AFFIRMED IN PART, REVERSED IN PART, AND REMANDED FOR FURTHER PROCEEDINGS CONSISTENT WITH THIS OPINION.
JONES, J. and GARRETT, V.C.J., concur.
[1] "Just and reasonable" are equivalent to equitable, though not synonymous with equal. Teel v. Teel, 766 P.2d 994, 997 (Okla. 1988) (footnote 6).
[2] Separate property is set aside to each spouse and does not become part of the marital estate. See, 12 Ohio St. 1991 § 121.
[3] The trial court awarded Wife assets it valued at $63,322.00, with no debt, and awarded Husband assets valued at $278,932.00, with Husband charged with the two debts totalling $216,610.00. The trial court also ordered Husband to pay Wife $45,000.00 in property division alimony at $400.00 per month.
[4] The other stipulated values for the 401(k) were approximately $37,000.00, "at or about" the date the Petition was filed in August 1991; and $44,699.00, the latest known value at the time of the stipulations on October 12, 1992. That part of the 401(k) in excess of $11,352.00 was set aside as Husband's separate property.

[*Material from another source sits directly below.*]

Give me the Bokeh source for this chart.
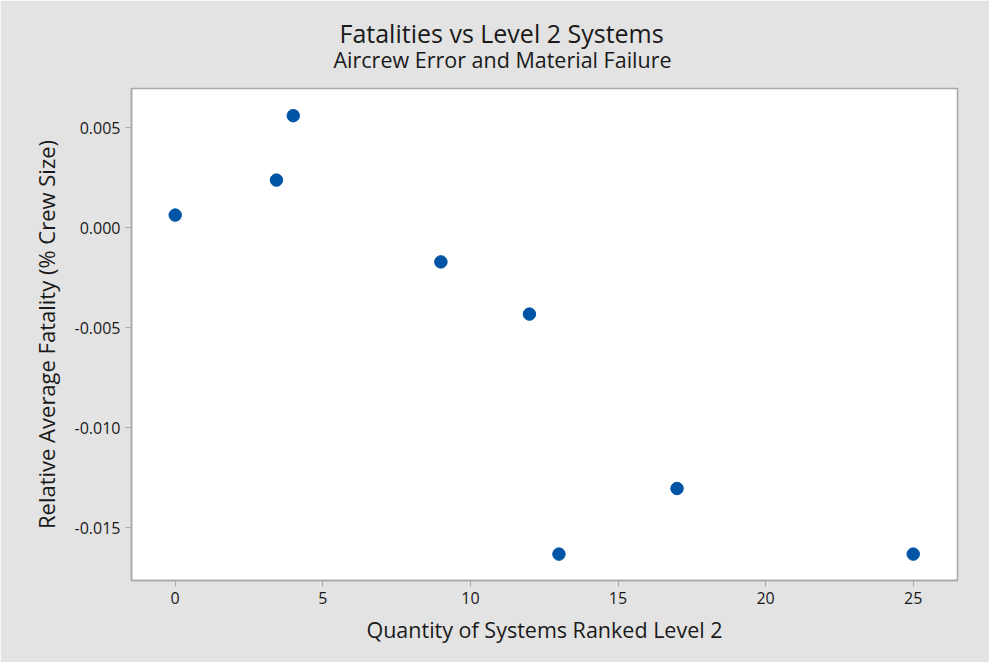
from bokeh.plotting import figure
from bokeh.models import Range1d, FixedTicker, NumeralTickFormatter, Title
from bokeh.embed import file_html
from bokeh.resources import INLINE

# Data
systems = [0, 3.43, 4, 9, 12, 13, 17, 25]
fatality = [0.00062, 0.00237, 0.00559, -0.00172, -0.00433, -0.01633, -0.01305, -0.01633]
x_ticks = [0, 5, 10, 15, 20, 25]
y_ticks = [-0.015, -0.010, -0.005, 0.0, 0.005]

title_text = "Fatalities vs Level 2 Systems"
subtitle_text = "Aircrew Error and Material Failure"
x_label = "Quantity of Systems Ranked Level 2"
y_label = "Relative Average Fatality (% Crew Size)"

FONT = "Open Sans"
TXT = "#1a1a1a"
GRAY = "#e3e3e3"
AX = "#a8a8a8"

p = figure(width=989, height=662, output_backend="svg", toolbar_location=None,
           x_range=Range1d(-1.48, 26.5), y_range=Range1d(-0.01765, 0.00695),
           min_border_left=131, min_border_right=32, min_border_top=88, min_border_bottom=82)
p.border_fill_color = GRAY
p.background_fill_color = "white"
p.outline_line_color = AX
p.outline_line_width = 1.5
p.xgrid.visible = False
p.ygrid.visible = False

p.scatter(systems, fatality, size=12.5, marker="circle", fill_color="#0054A6", line_color="#0054A6")

for ax in (p.xaxis[0], p.yaxis[0]):
    ax.axis_line_color = AX
    ax.axis_line_width = 1.5
    ax.major_tick_line_color = AX
    ax.major_tick_out = 6
    ax.major_tick_in = 0
    ax.minor_tick_line_color = None
    ax.major_label_text_font = FONT
    ax.major_label_text_font_size = "16px"
    ax.major_label_text_color = TXT
    ax.axis_label_text_font = FONT
    ax.axis_label_text_font_style = "normal"
    ax.axis_label_text_color = TXT
    ax.major_label_standoff = 5

p.xaxis[0].axis_label_text_font_size = "21.5px"
p.yaxis[0].axis_label_text_font_size = "22px"
p.xaxis[0].ticker = FixedTicker(ticks=x_ticks)
p.yaxis[0].ticker = FixedTicker(ticks=y_ticks)
p.yaxis[0].formatter = NumeralTickFormatter(format="0.000")
p.xaxis[0].axis_label = x_label
p.yaxis[0].axis_label = y_label
p.xaxis[0].axis_label_standoff = 8
p.yaxis[0].axis_label_standoff = 11

p.add_layout(Title(text=subtitle_text, text_font=FONT, text_font_size="21.5px", text_font_style="normal",
                   text_color=TXT, align="left", offset=202, standoff=29), "above")
p.add_layout(Title(text=title_text, text_font=FONT, text_font_size="25px", text_font_style="normal",
                   text_color=TXT, align="left", offset=208, standoff=-42), "above")

open("out.html", "w").write(file_html(p, INLINE))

[5] Also, See Snelling v. Snelling, 420 P.2d 872 (Okla. 1966); West v. West, 268 P.2d 250 (Okla. 1954).
[6] Husband claimed a 50% interest in the partnership, which Husband and Wife stipulated had no value.
[7] The K-Ray cattle partnership operated on the family farm, so Kay Lewis had a business interest to protect.
[8] Other parts of the agreement more clearly reflect the facilities and land are the family farm jointly owned by Husband and Wife.